In which you received me at Presburg, but very cordially and modestly as a conductor, kept by I know not what strange chance of fate at a respectful distance from storms and shipwrecks! -

For three weeks past a very sad circumstance has obliged me to keep at Eilsen, where I had already passed some months of last winter. The reigning Prince is, as you have perhaps forgotten, the present proprietor of one of your estates, - the Prince of Schaumburg-Lippe. If by chance you are owing him a debt of politeness, the opportunity of putting yourself straight would be capital for me. Nevertheless I dare not count too much on the attractions of the grandeur and charms of Buckeburg! and I must doubtless resign myself to saying a longer farewell to you.

Let me know by Lowy of Vienna where I shall address to you some pieces in print which you can look over at any leisure hour, and which I shall be delighted to offer you. I will add to them later the complete collection of my "Hungarian Rhapsodies," which will now form a volume of nearly two hundred pages, of which I shall prepare a second edition next winter.

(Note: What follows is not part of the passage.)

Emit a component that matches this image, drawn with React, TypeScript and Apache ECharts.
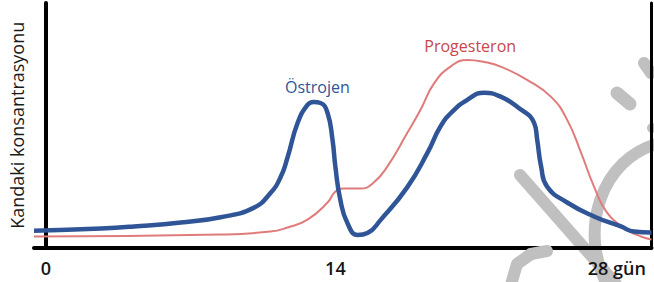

Hearty and affectionate remembrances from

Yours ever,

F. Liszt

Eilsen, June 6th, 1851

75. To Theodor Uhlig, Chamber Musician in Dresden

[Autograph in the possession of Herr Hermann Scholtz, Chamber virtuoso in Dresden. - The addressee, who was an intimate friend of Wagner's (see "Wagner's Letters to Uhlig, Fischer, Heine" - London: H. Grevel & Co., 1890), gained for himself a lasting name by his pianoforte score of Lohengrin. He died January, 1853.]

The perusal of your most kind and judicious article in Brendel's Musical Gazette on the "Goethe Foundation" [By Liszt, 1850. See "Gesammelte Schriften," vol. v.] confirms me in the belief that I could not fail to be understood by you in full intelligence of the cause. Allow me then, my dear Mr. Uhlig, to thank you very cordially for this new proof of your obligingness and of your sympathy - in French, as this language becomes more and more familiar and easy to me, whereas I am obliged to make an effort to patch up more or less unskillfully my very halting German syntax.

The very lucid explanation that you have made of my pamphlet, as well as the lines with which you have prefaced and followed it, have given me a real satisfaction, and one which I did not expect to receive through that paper, which, if I am not mistaken, had hitherto shown itself somewhat hostile to me personally, and to the ideas which they do me the small honor to imagine I possess. This impression has been still further increased in me by reading Mr. Brendel's following article on R. Wagner, which seems to me a rather arranged transition between the former point of view of the Leipzig school or pupils and the real point of view of things.